For a music artist, a Grammy nomination is often a sign that one has "made it." So, with the 2014 Grammy Awards right around the corner, we asked some Grammy winners and nominees about their most memorable Grammy moments of all time.
One artist regretted a terrible red carpet outfit, while another act almost didn't show up to the ceremony thinking there was no chance of winning. It's a good thing because that same band ended up scoring the award for best pop performance by a duo or group with vocal that year.
Check out the videos below to see hear what some Grammy winners and Grammy-nominated acts had to say about Music's Biggest Night:
Avril Lavigne came on the scene with a bang, scoring a whopping five Grammys with her 2002 debut album, "Let Go." She later scored another three nominations, but has yet to take home a trophy. Still, the Canadian pop star sounds like she (yes, as cliche as it sounds) is just happy to have been nominated:
British singer Petula Clark received the 1965 Grammy for best rock & roll recording for her hit song, "Downtown." A year later, she took home the best contemporary rock & roll female vocal performance Grammy for "I Know a Place." Clark told CBS News she recently dug up the trophies and put them on a mantle at home:
Ciara, who's performing at this year's official Grammy after party, has been nominated for five Grammys throughout her career, including best new artist back in 2006. She ended up taking one home that year: best short-form video for "Lose Control" (with Missy Elliott & Fatman Scoop):
Creed scored the best rock song Grammy in 2001 for the massive hit, "With Arms Wide Open." Stapp says it was one of the greatest days of his life. Two years later, the rock band's "My Sacrifice" was nominated for best rock performance by a duo or a group. Years later, Stapp is grateful for the honor:
Julian Lennon was nominated for best new artist at the 28th annual Grammy Awards in 1986 and lost out to Sade. Lennon unveiled his debut studio album in 1984, which featured the hit "Too Late for Goodbyes."

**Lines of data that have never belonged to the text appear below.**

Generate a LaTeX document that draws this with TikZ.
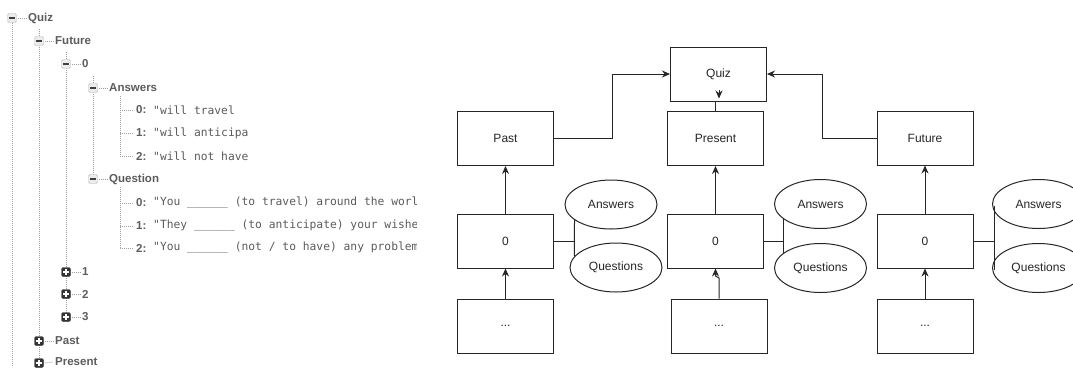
\documentclass[tikz,border=0pt]{standalone}
\usepackage{fontspec}
\usetikzlibrary{shapes.geometric,arrows.meta}
\newfontfamily\rfont{Liberation Sans}
\newfontfamily\mfont{DejaVu Sans Mono}
\definecolor{tgray}{HTML}{5C5C5C}
\definecolor{ink}{HTML}{262626}
\tikzset{
  box/.style={draw=ink, line width=1bp, minimum width=96bp, minimum height=54bp, inner sep=0pt, text=ink, font={\rfont\fontsize{12bp}{14bp}\selectfont}},
  ell/.style={ellipse, draw=ink, line width=1bp, minimum width=92bp, minimum height=49bp, inner sep=0pt, text=ink, font={\rfont\fontsize{12bp}{14bp}\selectfont}},
  conn/.style={draw=ink, line width=1bp},
  arr/.style={conn, -{Stealth[length=8bp,width=7bp]}},
  tlbl/.style={anchor=west, inner sep=0pt, text=tgray, font={\rfont\bfseries\fontsize{11.5bp}{13bp}\selectfont}},
  tval/.style={anchor=west, inner sep=0pt, text=tgray, font={\mfont\fontsize{11.3bp}{13bp}\selectfont}},
  tdot/.style={draw=gray!75, line width=0.8bp, dash pattern=on 1bp off 1bp},
  minusic/.style={draw=gray!55, fill=gray!15, rounded corners=1.5bp, minimum size=9bp, inner sep=0pt,
    path picture={\draw[line width=1.6bp, black!75] ([xshift=-2.6bp]path picture bounding box.center) -- ([xshift=2.6bp]path picture bounding box.center);}},
  plusic/.style={draw=black!80, fill=black!80, rounded corners=1.5bp, minimum size=9bp, inner sep=0pt,
    path picture={\draw[line width=1.4bp, white] ([xshift=-2.6bp]path picture bounding box.center) -- ([xshift=2.6bp]path picture bounding box.center) ([yshift=-2.6bp]path picture bounding box.center) -- ([yshift=2.6bp]path picture bounding box.center);}}
}
\begin{document}
\begin{tikzpicture}[x=1bp,y=-1bp]
\clip (0,0) rectangle (1073,367);
\fill[white] (0,0) rectangle (1073,367);

% ---------------- left tree ----------------
\coordinate (v0a) at (12,23);  \coordinate (v0b) at (12,367);
\coordinate (v1a) at (39,29);  \coordinate (v1b) at (39,367);
\coordinate (v2a) at (66,52);  \coordinate (v2b) at (66,317);
\coordinate (v3a) at (93,76);  \coordinate (v3b) at (93,179);
\coordinate (v4a) at (120,96); \coordinate (v4b) at (120,156);
\coordinate (v5a) at (120,187);\coordinate (v5b) at (120,248);
\draw[tdot] (v0a) -- (v0b);
\draw[tdot] (v1a) -- (v1b);
\draw[tdot] (v2a) -- (v2b);
\draw[tdot] (v3a) -- (v3b);
\draw[tdot] (v4a) -- (v4b);
\draw[tdot] (v5a) -- (v5b);

% expanded nodes
\node[minusic] (iquiz) at (12,18) {};
\node[tlbl] (tquiz) at (28,18) {Quiz};
\node[minusic] (ifut) at (39,41) {};
\node[tlbl] (tfut) at (55,41) {Future};
\node[minusic] (izero) at (66,64) {};
\node[tlbl] (tzero) at (82,64) {0};
\node[minusic] (ians) at (93,88) {};
\node[tlbl] (tans) at (109,88) {Answers};
\node[minusic] (ique) at (93,179) {};
\node[tlbl] (tque) at (109,179) {Question};
% collapsed nodes
\node[plusic] (ione) at (66,272) {};
\node[tlbl] (tone) at (82,272) {1};
\node[plusic] (itwo) at (66,294) {};
\node[tlbl] (ttwo) at (82,294) {2};
\node[plusic] (ithree) at (66,317) {};
\node[tlbl] (tthree) at (82,317) {3};
\node[plusic] (ipast) at (39,341) {};
\node[tlbl] (tpast) at (55,341) {Past};
\node[plusic] (ipres) at (39,363) {};
\node[tlbl] (tpres) at (55,362) {Present};
\foreach \n in {quiz,fut,zero,ans,que,one,two,three,past,pres}
  \draw[tdot, shorten <=1bp, shorten >=2bp] (i\n.east) -- (t\n.west);

% leaves
\foreach \y/\k in {110/a0,133/a1,156/a2,203/q0,226/q1,248/q2}
  \coordinate (l\k) at (120,\y);
\node[tlbl] (ka0) at (136,110) {0:};
\node[tlbl] (ka1) at (136,133) {1:};
\node[tlbl] (ka2) at (136,156) {2:};
\node[tlbl] (kq0) at (136,203) {0:};
\node[tlbl] (kq1) at (136,226) {1:};
\node[tlbl] (kq2) at (136,248) {2:};
\foreach \k in {a0,a1,a2,q0,q1,q2}
  \draw[tdot, shorten >=2bp] (l\k) -- (k\k.west);
\begin{scope}
  \clip (150,95) rectangle (247,165);
  \node[tval] (va0) at (153,110) {"will travel};
  \node[tval] (va1) at (153,133) {"will anticipate};
  \node[tval] (va2) at (153,156) {"will not have};
\end{scope}
\begin{scope}
  \clip (150,190) rectangle (416,258);
  \node[tval] (vq0) at (153,203) {"You \_\_\_\_\_\_ (to travel) around the world};
  \node[tval] (vq1) at (153,226) {"They \_\_\_\_\_\_ (to anticipate) your wishes};
  \node[tval] (vq2) at (153,248) {"You \_\_\_\_\_\_ (not / to have) any problems};
\end{scope}

% ---------------- right diagram ----------------
\node[box] (quiz) at (718.5,74) {Quiz};
\node[box] (past) at (505.5,138.5) {Past};
\node[box] (pres) at (715.5,138.5) {Present};
\node[box] (fut)  at (925,138) {Future};
\node[box] (z1) at (505.5,241) {0};
\node[box] (z2) at (715.5,241) {0};
\node[box] (z3) at (925,241) {0};
\node[box] (d1) at (505.5,326) {...};
\node[box] (d2) at (719,326) {...};
\node[box] (d3) at (925,326) {...};

\node[ell] (a1) at (611,204.5) {Answers};
\node[ell] (q1) at (616,267.5) {Questions};
\node[ell] (a2) at (820.5,204) {Answers};
\node[ell] (q2) at (820.5,268) {Questions};
\node[ell] (a3) at (1038.5,204) {Answers};
\node[ell] (q3) at (1038.5,268) {Questions};

% to Quiz
\coordinate (pk) at (612,74);
\draw[arr] (past.east) -| (pk) -- (quiz.west);
\coordinate (fk) at (822,74);
\draw[arr] (fut.west) -| (fk) -- (quiz.east);
\draw[conn] (pres.north) -- (pres.north |- quiz.south);
\coordinate (qa) at (719,90);
\coordinate (qb) at (719,98.5);
\draw[arr] (qa) -- (qb);

% 0 -> period
\draw[arr] (z1.north) -- (past.south);
\draw[arr] (z2.north) -- (pres.south);
\draw[arr] (z3.north) -- (fut.south);
% ... -> 0
\draw[arr] (d1.north) -- (z1.south);
\coordinate (dj) at (719,278);
\coordinate (dj2) at (715.5,276);
\draw[arr] (d2.north) -- (dj) -- (dj2) -- (z2.south);
\draw[arr] (d3.north) -- (z3.south);

% 0 -- Answers / Questions
\coordinate (j1) at (575,241);
\draw[conn] (z1.east) -- (j1);
\draw[conn] (a1.203) -- (q1.165);
\coordinate (j2) at (784,241);
\draw[conn] (z2.east) -- (j2);
\draw[conn] (a2.202) -- (q2.158);
\coordinate (j3) at (994,241);
\coordinate (j3t) at (994,206);
\coordinate (j3b) at (994,270);
\draw[conn] (z3.east) -- (j3);
\draw[conn] (j3t) -- (j3b);
\end{tikzpicture}
\end{document}
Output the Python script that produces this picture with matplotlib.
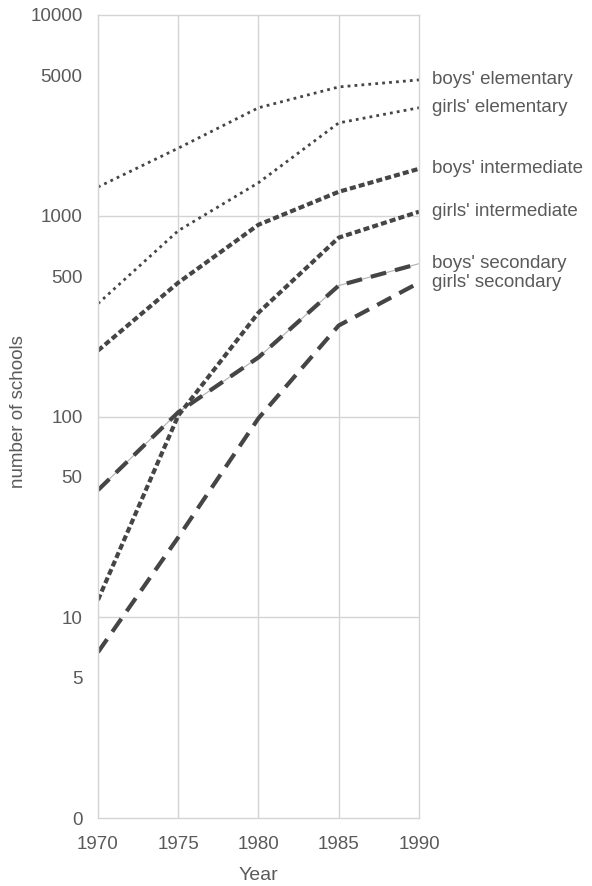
import numpy as np
import matplotlib.pyplot as plt
from matplotlib.ticker import FixedLocator, NullLocator

plt.rcParams['font.family'] = ['Liberation Sans', 'DejaVu Sans']

years = [1970, 1975, 1980, 1985, 1990]
boys_elem = [1390, 2170, 3450, 4380, 4750]
girls_elem = [365, 842, 1460, 2900, 3450]
boys_int = [213, 464, 902, 1316, 1713]
girls_int = [12.2, 101, 329, 778, 1047]
boys_sec = [43, 105, 197, 449, 577]
girls_sec = [6.7, 25, 98, 284, 464]

names = ["boys' elementary", "girls' elementary", "boys' intermediate",
         "girls' intermediate", "boys' secondary", "girls' secondary"]
series = [boys_elem, girls_elem, boys_int, girls_int, boys_sec, girls_sec]

yticks = [1, 5, 10, 50, 100, 500, 1000, 5000, 10000]
ylabels = ['0', '5', '10', '50', '100', '500', '1000', '5000', '10000']

ink = '#454545'
grid = '#d4d4d4'
txt = '#5a5a5a'

fig = plt.figure(figsize=(5.92, 8.86), dpi=100)
ax = fig.add_axes([0.1655, 0.0767, 0.5422, 0.9064])
ax.set_yscale('log')

# grid lines
for gy in [10, 100, 1000]:
    ax.axhline(gy, color=grid, lw=1, zorder=0)
for gx in [1975, 1980, 1985]:
    ax.axvline(gx, color=grid, lw=1, zorder=0)

styles = [
    dict(lw=2.0, ls=(0, (1, 1.5))),
    dict(lw=2.0, ls=(0, (1, 1.5))),
    dict(lw=3.0, ls=(0, (1.45, 0.75))),
    dict(lw=3.0, ls=(0, (1.45, 0.75))),
    dict(lw=3.0, ls=(0, (3.8, 2.2))),
    dict(lw=3.0, ls=(0, (3.8, 2.2))),
]

# thin line under the boys' secondary dashes
ax.plot(years, boys_sec, color='#b0b0b0', lw=0.8, zorder=1)

for name, vals, st in zip(names, series, styles):
    ax.plot(years, vals, color=ink, linewidth=st['lw'], linestyle=st['ls'], zorder=2)
    ax.annotate(name, xy=(years[-1], vals[-1]), xytext=(9.5, 0),
                textcoords='offset points', va='center', ha='left',
                fontsize=13.5, color=txt, annotation_clip=False)

ax.set_xlim(1970, 1990)
ax.set_ylim(1, 10000)
ax.set_xticks(years)
ax.set_xticklabels([str(y) for y in years])
ax.yaxis.set_major_locator(FixedLocator(yticks))
ax.yaxis.set_minor_locator(NullLocator())
ax.set_yticklabels(ylabels)
ax.tick_params(length=0, labelsize=13.5, colors=txt)
ax.tick_params(axis='x', pad=13)
ax.tick_params(axis='y', pad=11)
for s in ax.spines.values():
    s.set_color(grid)
    s.set_linewidth(1)

ax.set_xlabel('Year', fontsize=14, color=txt, labelpad=10)
ax.set_ylabel('number of schools', fontsize=13.5, color=txt)
ax.yaxis.set_label_coords(-0.222, 0.506)

fig.savefig('out.png', dpi=100)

John Ondrasik of Five for Fighting received a Grammy nomination for best pop performance by a duo or group with vocals at the 44th Grammy Awards in 2002. He was forced into a regrettable outfit, he says. In the end, Five for Fighting lost that year to U2's "Stuck in a Moment You Can't Get Out Of." Needless to say, Ondrasik won't ever forget that moment:
Marina McBride, who has been nominated for a Grammy 14 times, told CBS News her most memorable moment came in 2011: "My favorite memory of the Grammys was a couple of years ago I go to open the show with a tribute to Aretha Franklin, who is one my all-time idols. I got to do it with Christina Aguilera, Yolanda Adams, Florence [Welch] from Florence + the Machine and Jennifer Hudson. It was just really great thing to be involved in, obviously paying tribute to one of my idols, but also to be with those amazing, strong women and great singers. It was just a moment I will never forge. It was electrifying and so special."
Train guitarist Jimmy Stafford told CBS News about the band’s Grammy nominations and wins: "We had won a Grammy for 'Drops of Jupiter' many years before and then we went back to the Grammys for 'Calling All Angels,' we didn't win that year. So having taking a break and almost broken up as a band and gone through what we went through and then to get back together -- and to have such a huge song with 'Hey, Soul Sister.' And to be invited back to the Grammys again -- it was almost more special than the very first one with 'Drops of Jupiter.' It was really an amazing feeling to be back at the Grammys -- and then to win. We didn't think we'd win. We almost didn't go to the Grammys. We were up against 'Glee,' and 'Glee' had just won all kinds of Golden Globe awards. Even our management said, 'This is Glee's year. But you guys should just go to celebrate your year, and you deserve to be there. So just go and have a good time.' And so we did. And we ended up walking away with a Grammy."